#### [Task details]
Find how many lines hold the word "this". Give only the number.

#### [Rows from a dataset of charts and code]
◇ ◇ ◇ ◇ ◇ ◇ ◇

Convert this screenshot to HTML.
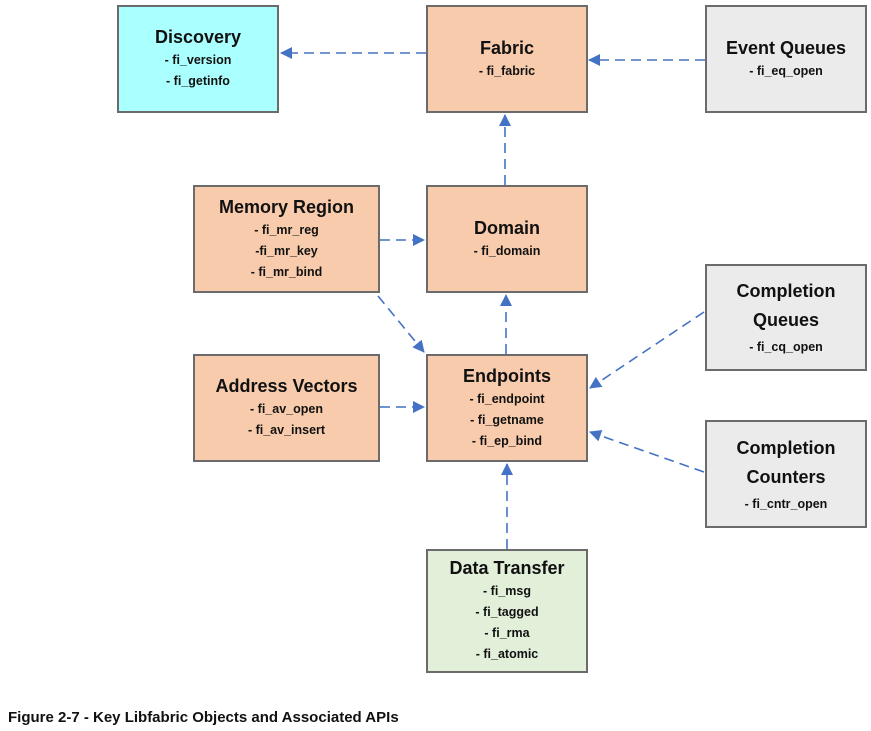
<!DOCTYPE html>
<html><head><style>
body{margin:0;width:871px;height:731px;background:#fff;position:relative;font-family:"Liberation Sans",sans-serif;overflow:hidden}
.b{position:absolute;box-sizing:border-box;border:2px solid #6b6b6b;text-align:center;color:#111;font-weight:bold;display:flex;flex-direction:column;justify-content:center}
.b .t{font-size:18px;line-height:22px;margin-bottom:2px}
.b .i{font-size:12.5px;line-height:21px}
.o{background:#f7cbab}.c{background:#aaffff}.g{background:#ebebeb}.gr{background:#e2efd9}
svg{position:absolute;left:0;top:0}
.cap{position:absolute;left:8px;top:709px;font-weight:bold;font-size:15px;color:#111}
</style></head><body>
<svg width="871" height="731">
<defs><marker id="a" markerWidth="12" markerHeight="12" refX="11" refY="6" orient="auto" markerUnits="userSpaceOnUse"><path d="M0,0 L12,6 L0,12 z" fill="#4472c4"/></marker></defs>
<g stroke="#4472c4" stroke-width="1.6" stroke-dasharray="10,6" fill="none" marker-end="url(#a)">
<line x1="426" y1="53" x2="281" y2="53"/>
<line x1="705" y1="60" x2="589" y2="60"/>
<line x1="505" y1="185" x2="505" y2="115"/>
<line x1="380" y1="240" x2="424" y2="240"/>
<line x1="378" y1="296" x2="424" y2="352"/>
<line x1="506" y1="354" x2="506" y2="295"/>
<line x1="380" y1="407" x2="424" y2="407"/>
<line x1="704" y1="312" x2="590" y2="388"/>
<line x1="704" y1="472" x2="590" y2="432"/>
<line x1="507" y1="549" x2="507" y2="464"/>
</g></svg>
<div class="b c" style="left:117px;top:5px;width:162px;height:108px"><div class="t">Discovery</div><div class="i">- fi_version<br>- fi_getinfo</div></div>
<div class="b o" style="left:426px;top:5px;width:162px;height:108px"><div class="t">Fabric</div><div class="i">- fi_fabric</div></div>
<div class="b g" style="left:705px;top:5px;width:162px;height:108px"><div class="t">Event Queues</div><div class="i">- fi_eq_open</div></div>
<div class="b o" style="left:193px;top:185px;width:187px;height:108px"><div class="t">Memory Region</div><div class="i">- fi_mr_reg<br>-fi_mr_key<br>- fi_mr_bind</div></div>
<div class="b o" style="left:426px;top:185px;width:162px;height:108px"><div class="t">Domain</div><div class="i">- fi_domain</div></div>
<div class="b g" style="left:705px;top:264px;width:162px;height:107px"><div class="t" style="line-height:29px">Completion<br>Queues</div><div class="i">- fi_cq_open</div></div>
<div class="b o" style="left:193px;top:354px;width:187px;height:108px"><div class="t">Address Vectors</div><div class="i">- fi_av_open<br>- fi_av_insert</div></div>
<div class="b o" style="left:426px;top:354px;width:162px;height:108px"><div class="t">Endpoints</div><div class="i">- fi_endpoint<br>- fi_getname<br>- fi_ep_bind</div></div>
<div class="b g" style="left:705px;top:420px;width:162px;height:108px"><div class="t" style="line-height:29px">Completion<br>Counters</div><div class="i">- fi_cntr_open</div></div>
<div class="b gr" style="left:426px;top:549px;width:162px;height:124px"><div class="t">Data Transfer</div><div class="i">- fi_msg<br>- fi_tagged<br>- fi_rma<br>- fi_atomic</div></div>
<div class="cap">Figure 2-7 - Key Libfabric Objects and Associated APIs</div>
</body></html>
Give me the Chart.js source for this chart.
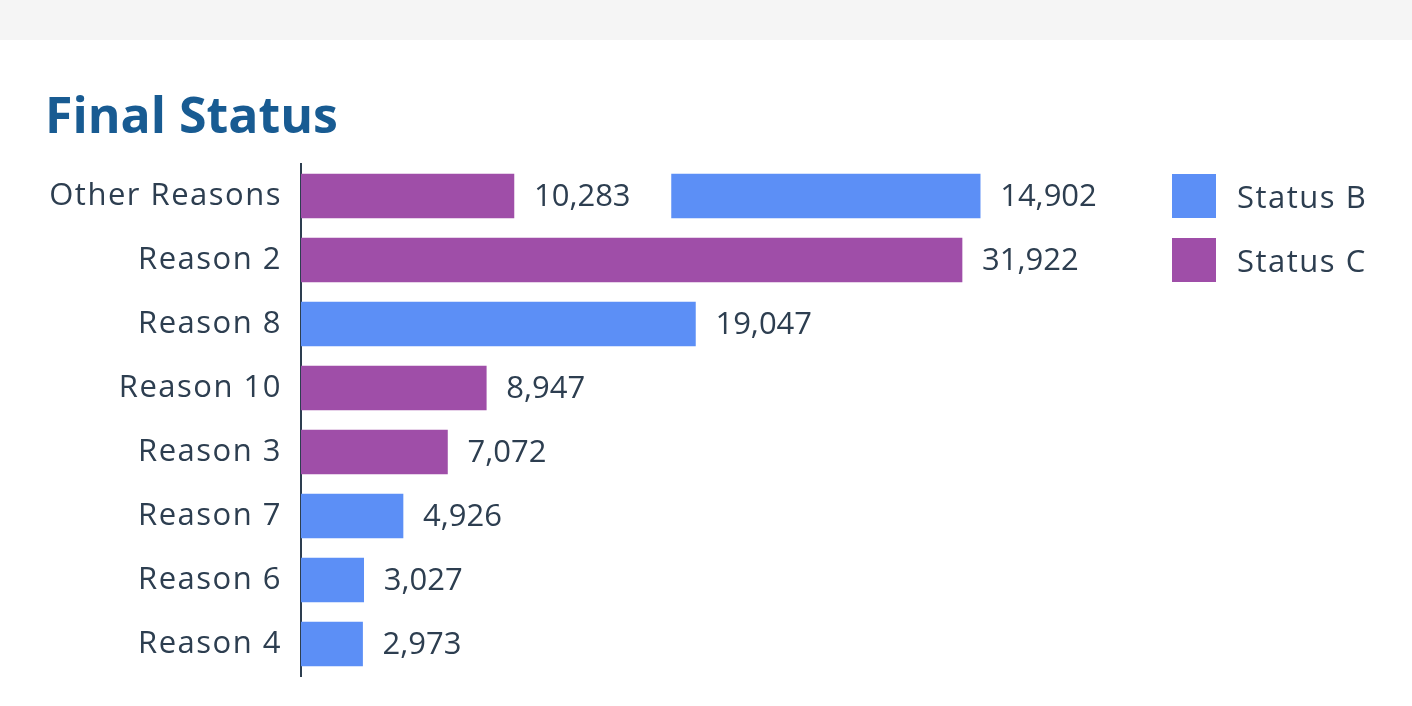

◇ ◇ ◇ ◇ ◇ ◇ ◇

#### [Response below]
2